The 'gust factor' addition is only relevant to large aircraft (such as airliners) with high inertia which do not react to gusts as quickly as light, low inertia aircraft such as your Cub.

If you increase your approach speed as some have, quite wrongly, suggested, it will make control in the flare more difficult as you will be significantly out of trim before landing.

THE ONLY SPEEDS TO USE ARE THOSE IN THE POH!!
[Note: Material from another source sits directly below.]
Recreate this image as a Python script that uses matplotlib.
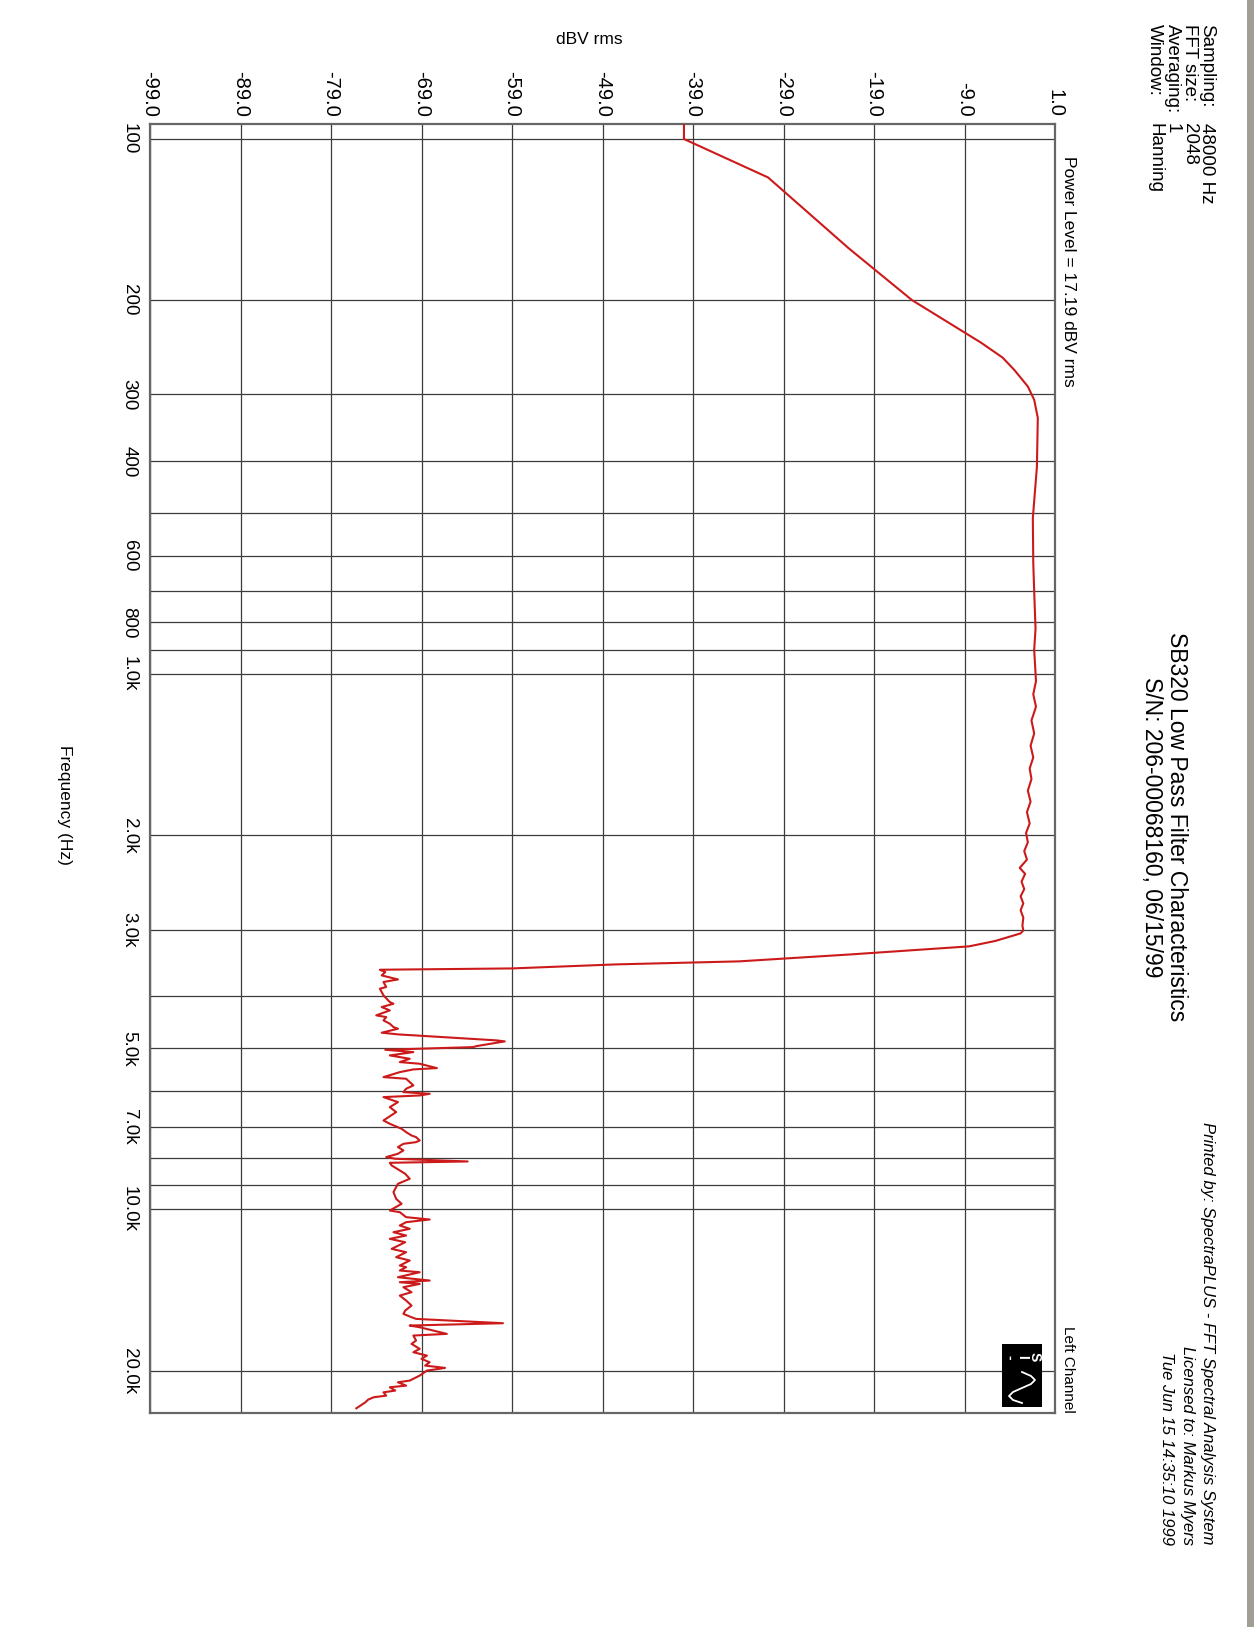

Some years ago, the club where I flew used a 'threshold' speed of 65 KIAS for the PA28 Warrior and insisted on an extra 5 knots with 3 or more PoB, PLUS 1/3 of the W/V if above 15 knots. So with a fresh 21 knot wind and 3 on board, people were using 77 KIAS as the 'threshold speed' and adding a further 10 knots for the approach - approaching as 87 KIAS! All this meant was that the aircraft would bounce all over the place, then, in the flare some 30 knots above the touchdown speed, they couldn't maintain finesse of control and would either thump it down on the nosewheel or land in an uncontrolled manner after ballooning.

Research showed that the approach speed is 63 KIAS at max AUW - we used 65 simply because it was easier to keep the AI needle midway between the 60 and 70 marks. Thanks to the efforts of the chaps who now run OnTrack Aviation, we rewrote the checklist deleting any reference to 'threshold' or 'reference' speeds, deleting any 'add 5 knots' or 'add 1/3 of the wind' nonsense - and never had another damaged nosewheel or heavy landing ever again.

This is even more vital in a taildragger; you do not want to be waffling about well above touchdown speed near the ground whilst the IAS decays and the aircraft goes out of trim. Just stick to the POH values and don't listen to ex-airliner drivers who import irrelevant ideas into the light aircraft world. Scan touch down point - speed - touchdown point - speed continuously during the approach and if the speed is incorrect, make a small power corrective adjustment whilst maintaining the selected touchdown point.